Flickr user James Clay / (CC x 2.0)

Two of Illinois’s regional superintendents were recently tasked with recommending ways the state can funnel new money to schools for at-risk students, and other alternative school programs.

Gregg Murphy, superintendent for the Regional Office of Education 32, which covers Iroquois and Kankakee counties, and Julie Wollerman, superintendent for the Regional Office of Education 3, which includes multiple counties in central and southern Illinois, were appointed to represent the Illinois Association of Regional Superintendents of Schools on the state’s Evidence-Based Funding Professional Review Panel.

The panel is part of the state’s new school funding formula, which was signed into law last year with the intent to create a more equitable funding model for Illinois school districts.
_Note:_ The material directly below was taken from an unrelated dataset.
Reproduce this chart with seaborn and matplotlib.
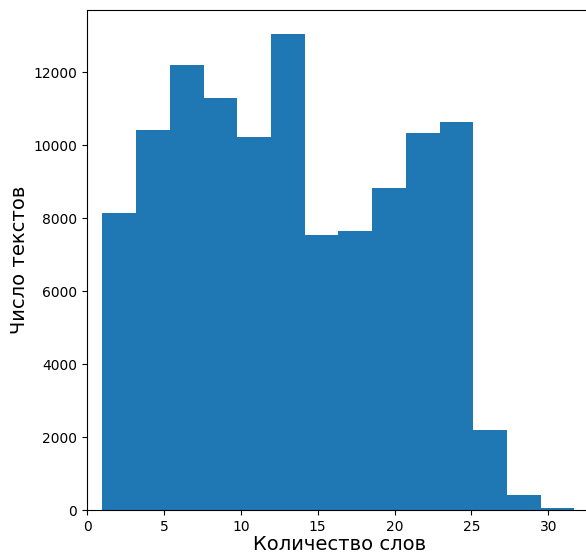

The goal of the new formula is to eventually provide the neediest school districts with enough state money to ensure they can offer an adequate education to their students.

Wollerman said one major issue with the new formula is that it doesn’t include the state’s safe schools and other alternative programs. The state’s Regional Safe Schools Program serves expulsion and suspension-eligible students — as well as those who have already been expelled and suspended — in grades 6 through 12. Wollerman said safe schools provide extra support for students who need it.

But, the new formula “basically forgot about them entirely,” she said.

Murphy said that while all of the 19 school districts his office serves have received modest increases in state aid thanks to the new formula, the safe and alternative schools in his jurisdiction have had their funding levels frozen.

Not only is there no way for them to receive any extra state aid, but there’s also “not a mechanism for those programs to ever receive more than the amount of money they received in fiscal year 2017,” he said.

Wollerman said safe schools rely on state aid and grant money to operate.

“We could take more students in, but we’ll have no way to pay for that extra teacher, extra supplies. If we wanted to expand… now there’s no way to do that,” she said. “And the grant funding has been very low and frozen for the last five years or more. It’s a problem.”

Wollerman and Murphy were appointed to a subcommittee of the review panel specifically tasked with figuring out how to fund safe schools moving forward.

In general, Wollerman and Murphy said they’re pleased with the new funding formula.

“It allows school districts as well as regional offices to keep up with increased education costs over time,” Murphy said. “That’s the nice thing about this model. It’s cognizant of the fact that each year it will cost more to educate young people, but the model is planning for that.”

With regard to safe schools and other alternative schools, Wollerman said the question is: “Do they fit in this formula, or is there a different way they need to be funded?”

The review panel features 27 members and includes lawmakers, educators and advocates. The panel is due to meet next on Sept. 18.